In an interview with Fugues magazine, he noted that he had made the film as a France-Canada co-production because he was interested in working with several figures from Quebec, including musicians Pierre Lapointe and Philippe Brault and sound editor Sylvain Bellemare, who brought a more North American, rather than European, approach to film sound.

==Reception==
===Critical response===
On the review aggregator website Rotten Tomatoes, 93% of 54 critics' reviews are positive. The website's consensus reads: "A slow-burning thriller whose twists are held together by a stellar ensemble, The Origin of Evil confirms writer-director Sébastien Marnier as a talent to watch." On Metacritic, the film has a weighted average score of 68 out of 100 based on 9 critics, which the site labels as "generally favorable" reviews.

The film was compared by critics to both Knives Out and Patricia Highsmith's The Talented Mr. Ripley series.

David Katz of Cineuropa wrote that the film "feels like the sort of movie you might've caught half-asleep on late-night TV in the pre-streaming age, perhaps after having missed the first 15 minutes – forcing you to stay glued until the very end, drooping eyelids be damned. Or, to be less flattering, it feels like the kind of brisk, undemanding, back-of-the-seat entertainment that might make a few hours of a long-haul flight melt away."
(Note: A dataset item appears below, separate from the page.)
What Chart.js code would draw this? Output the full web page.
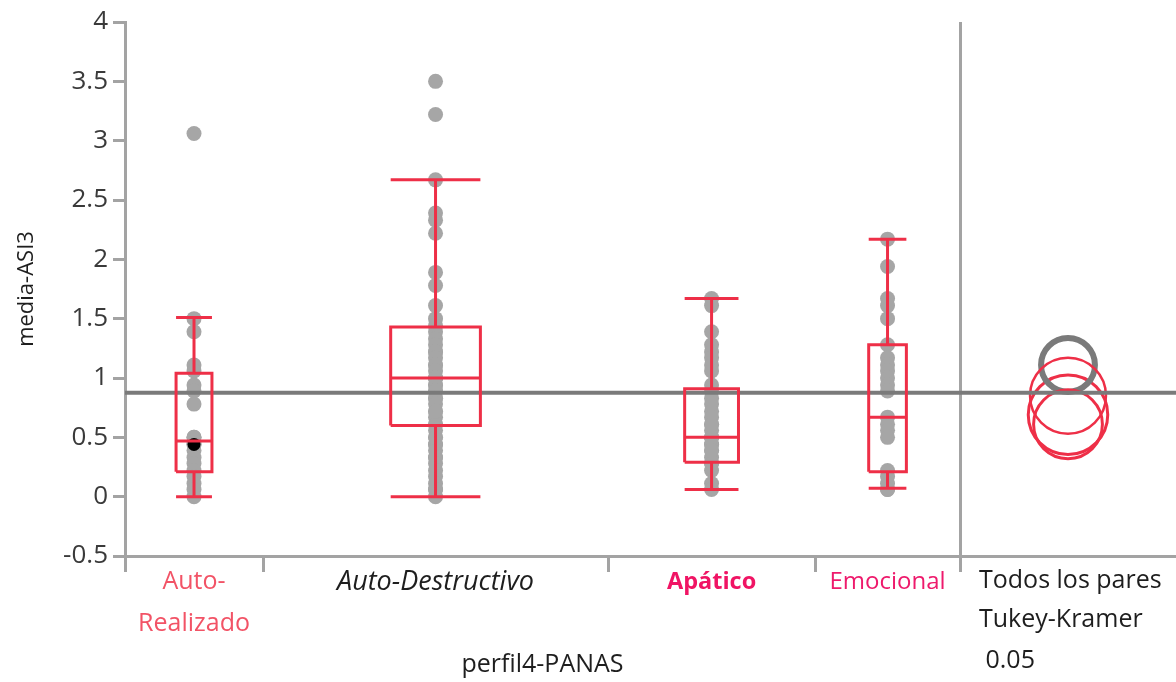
<!DOCTYPE html>
<html>
<head>
<meta charset="utf-8">
<script src="https://cdn.jsdelivr.net/npm/chart.js@4.4.1/dist/chart.umd.min.js"></script>
<style>
  html, body { margin: 0; padding: 0; background: #fff; }
  #wrap { width: 1176px; height: 682px; }
</style>
</head>
<body>
<div id="wrap"><canvas id="oneway"></canvas></div>
<script>
// grupos de perfil4-PANAS y su tamaño (JMP da a cada grupo un ancho proporcional a n)
var grupos = ["Auto-Realizado", "Auto-Destructivo", "Apático", "Emocional"];
var tamanos = [20, 50, 30, 21];

// media-ASI3 de cada individuo
var autoRealizado = [3.06, 1.50, 1.39, 1.11, 1.06, 0.94, 0.89, 0.78, 0.50, 0.50,
  0.44, 0.44, 0.39, 0.33, 0.28, 0.22, 0.17, 0.11, 0.06, 0.00];
var autoDestructivo = [3.50, 3.22, 2.67, 2.39, 2.33, 2.22, 1.89, 1.78, 1.61, 1.50,
  1.44, 1.39, 1.33, 1.28, 1.22, 1.22, 1.17, 1.11, 1.11, 1.06,
  1.00, 1.00, 1.00, 0.94, 0.94, 0.89, 0.89, 0.83, 0.83, 0.78,
  0.72, 0.67, 0.61, 0.61, 0.56, 0.50, 0.44, 0.44, 0.39, 0.33,
  0.33, 0.28, 0.22, 0.17, 0.11, 0.06, 0.06, 0.00, 0.72, 0.50];
var apatico = [1.67, 1.61, 1.39, 1.28, 1.22, 1.17, 1.11, 1.06, 0.94, 0.89,
  0.83, 0.78, 0.72, 0.67, 0.61, 0.56, 0.50, 0.50, 0.44, 0.44,
  0.39, 0.33, 0.28, 0.28, 0.22, 0.11, 0.06, 0.61, 0.50, 0.39];
var emocional = [2.17, 1.94, 1.67, 1.61, 1.50, 1.28, 1.17, 1.11, 1.06, 1.00,
  0.94, 0.67, 0.61, 0.56, 0.50, 0.22, 0.17, 0.11, 0.06, 0.06, 0.89];
var valores = [autoRealizado, autoDestructivo, apatico, emocional];

// diagramas de caja (cuantiles)
var bigoteBajo = [0.00, 0.00, 0.06, 0.07];
var cuartil1 = [0.21, 0.60, 0.29, 0.21];
var mediana = [0.47, 1.00, 0.50, 0.67];
var cuartil3 = [1.04, 1.43, 0.91, 1.28];
var bigoteAlto = [1.51, 2.67, 1.67, 2.17];

var mediaGlobal = 0.876;
var puntoMarcado = 0.44;   // fila seleccionada en Auto-Realizado

// círculos de comparación (Tukey-Kramer 0.05)
var mediasGrupo = [0.69, 1.11, 0.61, 0.85];
var radiosCirculo = [0.335, 0.227, 0.29, 0.32];

var yTicks = [-0.5, 4];

// ---- geometría en unidades de x ----
var limites = [0];
tamanos.forEach(function (n, i) { limites.push(limites[i] + n); });
var total = limites[limites.length - 1];
var xMax = total * 1051 / 835;            // deja sitio para el panel de círculos
var centros = tamanos.map(function (n, i) { return limites[i] + n / 2; });
var centroPanel = (total + xMax) / 2;

var ROJO = "#ee2f47";
var GRIS_EJE = "#a3a3a3";
var FUENTE = "'Open Sans', 'Noto Sans', sans-serif";

var estilosEtiqueta = [
  { color: "#f25366", style: "normal", weight: "normal", size: 25 },
  { color: "#1e1e1e", style: "italic", weight: "normal", size: 27 },
  { color: "#f01464", style: "normal", weight: "bold", size: 23.5 },
  { color: "#ee1a6c", style: "normal", weight: "normal", size: 24 }
];
var textosGrupo = [["Auto-", "Realizado"], grupos[1], grupos[2], grupos[3]];

// marcas del eje x: límites (con raya) y centros (con texto), ordenadas
var marcasX = limites.map(function (v) { return { value: v, g: -1 }; })
  .concat(centros.map(function (v, i) { return { value: v, g: i }; }))
  .sort(function (a, b) { return a.value - b.value; });

// puntos
var puntosDatasets = valores.map(function (vals, i) {
  return {
    type: "scatter",
    data: vals.map(function (v) { return { x: centros[i], y: v }; }),
    pointRadius: 7.5,
    pointBackgroundColor: "#a6a6a6",
    pointBorderWidth: 0,
    order: 4
  };
});

// cajas y bigotes como segmentos separados por huecos
var cajas = [];
function seg(pts) {
  pts.forEach(function (p) { cajas.push({ x: p[0], y: p[1] }); });
  cajas.push({ x: pts[pts.length - 1][0], y: null });
}
grupos.forEach(function (g, i) {
  var c = centros[i], hw = tamanos[i] * 0.13;
  seg([[c - hw, cuartil1[i]], [c + hw, cuartil1[i]], [c + hw, cuartil3[i]], [c - hw, cuartil3[i]], [c - hw, cuartil1[i]]]);
  seg([[c - hw, mediana[i]], [c + hw, mediana[i]]]);
  seg([[c, cuartil3[i]], [c, bigoteAlto[i]]]);
  seg([[c - hw, bigoteAlto[i]], [c + hw, bigoteAlto[i]]]);
  seg([[c, cuartil1[i]], [c, bigoteBajo[i]]]);
  seg([[c - hw, bigoteBajo[i]], [c + hw, bigoteBajo[i]]]);
});

var textosPanel = {
  id: "textosPanel",
  afterDraw: function (chart) {
    var ctx = chart.ctx, x = chart.scales.x, area = chart.chartArea;
    ctx.save();
    ctx.fillStyle = "#1e1e1e";
    ctx.font = "25px " + FUENTE;
    ctx.textBaseline = "middle";
    ctx.textAlign = "center";
    ctx.fillText("perfil4-PANAS", x.getPixelForValue(total / 2), area.bottom + 109);
    ctx.textAlign = "left";
    var x0 = x.getPixelForValue(total) + 19;
    ctx.fillText("Todos los pares", x0, area.bottom + 25);
    ctx.fillText("Tukey-Kramer", x0, area.bottom + 64);
    ctx.fillText(" 0.05", x0, area.bottom + 105);
    ctx.restore();
  }
};

new Chart(document.getElementById("oneway"), {
  type: "line",
  data: {
    datasets: [
      {
        type: "scatter",
        data: mediasGrupo.map(function (m) { return { x: centroPanel, y: m }; }),
        pointRadius: function (c) {
          var y = c.chart.scales.y;
          return Math.abs(y.getPixelForValue(0) - y.getPixelForValue(radiosCirculo[c.dataIndex]));
        },
        pointBackgroundColor: "rgba(0,0,0,0)",
        pointBorderColor: [ROJO, "#7a7a7a", ROJO, ROJO],
        pointBorderWidth: [3, 6, 3, 2.5],
        order: 6
      },
      {
        type: "line",
        data: [{ x: 0, y: mediaGlobal }, { x: xMax, y: mediaGlobal }],
        borderColor: "#7a7a7a",
        borderWidth: 4,
        pointRadius: 0,
        order: 3
      }
    ].concat(puntosDatasets).concat([
      {
        type: "scatter",
        data: [{ x: centros[0], y: puntoMarcado }],
        pointRadius: 6.5,
        pointBackgroundColor: "#000",
        pointBorderWidth: 0,
        order: 2
      },
      {
        type: "line",
        data: cajas,
        borderColor: ROJO,
        borderWidth: 3,
        borderJoinStyle: "miter",
        pointRadius: 0,
        spanGaps: false,
        order: 1
      }
    ])
  },
  options: {
    responsive: true,
    maintainAspectRatio: false,
    animation: false,
    events: [],
    layout: { autoPadding: false, padding: { top: 22, left: 0, right: 0, bottom: 0 } },
    plugins: {
      legend: { display: false },
      tooltip: { enabled: false }
    },
    scales: {
      x: {
        type: "linear",
        min: 0,
        max: xMax,
        afterBuildTicks: function (scale) {
          scale.ticks = marcasX.map(function (m) { return { value: m.value }; });
        },
        afterFit: function (scale) {
          scale.height = 126;
          scale.paddingLeft = 0;
          scale.paddingRight = 0;
        },
        border: { color: GRIS_EJE, width: 3 },
        grid: {
          drawOnChartArea: true,
          lineWidth: 3,
          color: function (c) {
            return c.tick && c.tick.value === total ? GRIS_EJE : "rgba(0,0,0,0)";
          },
          tickLength: 16,
          tickWidth: 3,
          tickColor: function (c) {
            return marcasX[c.index] && marcasX[c.index].g < 0 ? GRIS_EJE : "rgba(0,0,0,0)";
          }
        },
        ticks: {
          autoSkip: false,
          maxRotation: 0,
          padding: -11,
          callback: function (v, i) {
            var g = marcasX[i].g;
            return g < 0 ? "" : textosGrupo[g];
          },
          color: function (c) {
            var g = marcasX[c.index] ? marcasX[c.index].g : -1;
            return g < 0 ? "#000" : estilosEtiqueta[g].color;
          },
          font: function (c) {
            var g = marcasX[c.index] ? marcasX[c.index].g : -1;
            var e = g < 0 ? estilosEtiqueta[0] : estilosEtiqueta[g];
            return { family: FUENTE, size: e.size, style: e.style, weight: e.weight, lineHeight: "42px" };
          }
        }
      },
      y: {
        type: "linear",
        min: yTicks[0],
        max: yTicks[1],
        afterFit: function (scale) { scale.width = 125; },
        border: { color: GRIS_EJE, width: 3 },
        grid: { drawOnChartArea: false, tickLength: 12, tickWidth: 3, tickColor: GRIS_EJE },
        ticks: {
          stepSize: 0.5,
          color: "#3a3a3a",
          padding: 5,
          font: { family: FUENTE, size: 26 },
          callback: function (v) { return String(Math.round(v * 10) / 10); }
        },
        title: {
          display: true,
          text: "media-ASI3",
          color: "#1e1e1e",
          font: { family: FUENTE, size: 22 },
          padding: { top: 14, bottom: 0 }
        }
      }
    }
  },
  plugins: [textosPanel]
});
</script>
</body>
</html>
For Screen Daily, Allan Hunter wrote that "Marnier's agile screenplay takes us beyond surface appearances to reveal the hidden agendas at play. Propelled by revelations, twists and a seasoning of sly humour, The Origin Of Evil is very watchable, even if some ingredients propel it towards parody. The mention of a secret passage and the rumbles of thunder to signal the coming denouement over egg pudding, not to mention the score by Philippe Brault and Pierre Lapointe, flirt with Victorian melodrama."

===Accolades===
The film was the winner of the Audience Award for Narrative Features at the 2023 Frameline Film Festival.